Tyler Sures



 The aim of my artistic research is to explore how media influences our perception and identity in the context of race and ethnicity, and use this knowledge to create a counter-statement and awaken society to the ways that they are being influenced. I hope to accomplish this by looking at communication theory and how a message can be influenced, as well as looking at the psychology of perception and visual symbolism and by doing interviews with visible minorities. My artistic practice will be completed in the medium of painting, referencing the tradition of portraiture and hopefully elevating the subject matter to a level where a closer relationship is created between the viewer and the object.

A person is a product of their environment with television, advertising and popular culture shaping how we see ourselves in our ‘world’ and see others. We are constantly bombarded with images and ideas telling us how we should dress, how we should think, and how we should view our world. We experience this as perception, as action, as statement – as “information processing,” the basis for all intelligent behaviour. This intelligent behaviour describes a property of the mind that encompasses reason, problem solving, abstract thought, comprehension, language, and our ability to learn. Basically it attacks the very core of our knowledge, swaying our political and social views at a total subconscious level.
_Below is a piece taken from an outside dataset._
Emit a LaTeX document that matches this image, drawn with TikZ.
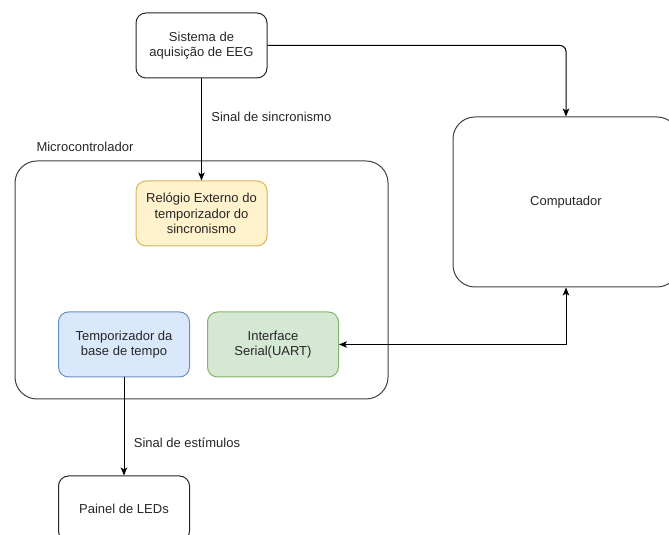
\documentclass[tikz,border=0pt]{standalone}
\usepackage{fontspec}
\setmainfont{Liberation Sans}
\usetikzlibrary{arrows.meta,positioning}
\definecolor{ylwfill}{HTML}{FFF2CC}\definecolor{ylwline}{HTML}{D6B656}
\definecolor{bluefill}{HTML}{DAE8FC}\definecolor{blueline}{HTML}{6C8EBF}
\definecolor{grnfill}{HTML}{D5E8D4}\definecolor{grnline}{HTML}{82B366}

\begin{document}
\begin{tikzpicture}[x=1pt,y=1pt,every node/.style={font=\fontsize{13}{15.5}\selectfont,text=black!85},
 blk/.style={draw=black!85,line width=1pt,rounded corners=10pt,minimum width=131pt,minimum height=65pt,align=center},
 big/.style={draw=black!75,line width=1pt,rounded corners=22pt},
 conn/.style={line width=1pt,-{Stealth[length=8pt,width=6.5pt,inset=2pt]}},
 dconn/.style={line width=1pt,{Stealth[length=8pt,width=6.5pt,inset=2pt]}-{Stealth[length=8pt,width=6.5pt,inset=2pt]}}]
\useasboundingbox (0,0) rectangle (669,535);
\node[big,minimum width=373pt,minimum height=238pt] (micro) at (201.5,255) {};
\node[anchor=west] (mclab) at (33,388) {Microcontrolador};
\node[blk] (sae) at (201.5,489.5) {Sistema de\\aquisição de EEG};
\node[big,minimum width=226pt,minimum height=170pt] (comp) at (566,333) {Computador};
\node[blk,fill=ylwfill,draw=ylwline] (rel) at (201.5,321.5) {Relógio Externo do\\temporizador do\\sincronismo};
\node[blk,fill=bluefill,draw=blueline] (temp) at (124,190.5) {Temporizador da\\base de tempo};
\node[blk,fill=grnfill,draw=grnline] (uart) at (273,190.5) {Interface\\Serial(UART)};
\node[blk] (leds) at (124,26.5) {Painel de LEDs};
\draw[conn] (sae) -- node[right=6pt,pos=0.38] (lsync) {Sinal de sincronismo} (rel);
\draw[conn,rounded corners=6pt] (sae.east) -| (comp.north);
\draw[dconn] (uart.east) -| (comp.south);
\draw[conn] (temp) -- node[right=6pt,pos=0.67] (lstim) {Sinal de estímulos} (leds);
\end{tikzpicture}
\end{document}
A study taken in 1998 revealed that by the end of high school, the average student would have spent 15,000 hours watching television and only 11,000 hours in a classroom, confirming that media had become less of a form of leisure and more a vehicle for communicating values and ethics in peoples’ lives. The result of this is that the world is understood more and more in images and less and less in words. The problem with this is twofold;

The first being the nature of how mass media communicates: It utilizes many mediums, and depending on this medium is constantly sending messages to receivers. The result is a bombardment of messages that becomes so a constant that it assimilated itself into our daily lives as a norm, or as an everyday experience of our existence, and thus we no longer become aware of the effects it has on us. “By the time you become conscious of what you are doing, you already have years of experience with your own behaviour; from birth one has done little else besides amass knowledge about it” (Arjen, 52). This is how mass media effects our perception and worldview. Through its constant bombardment it acts as experience, altering our perception to the point where we begin to communicate and interact in our world in the same way that mass media does, consequently transferring the same views and opinions into us.

The second problem with this is Media’s tendency to oversimplify and reduce reality to absolutes, to black-and-white, or good versus evil, and its tendency to create roles for people that are often accepted in society. The result of this over generalization is the creation of stereotypes, reducing an ethnicity or race down to an icon, a collection of static verbal and visual traits that represent a whole culture. To see an example of this, one would only need to look at the attention North American media paid during the last US elections to the question of whether or not Barrack Obama was a Muslim, and consequently, could be a threat to the United States.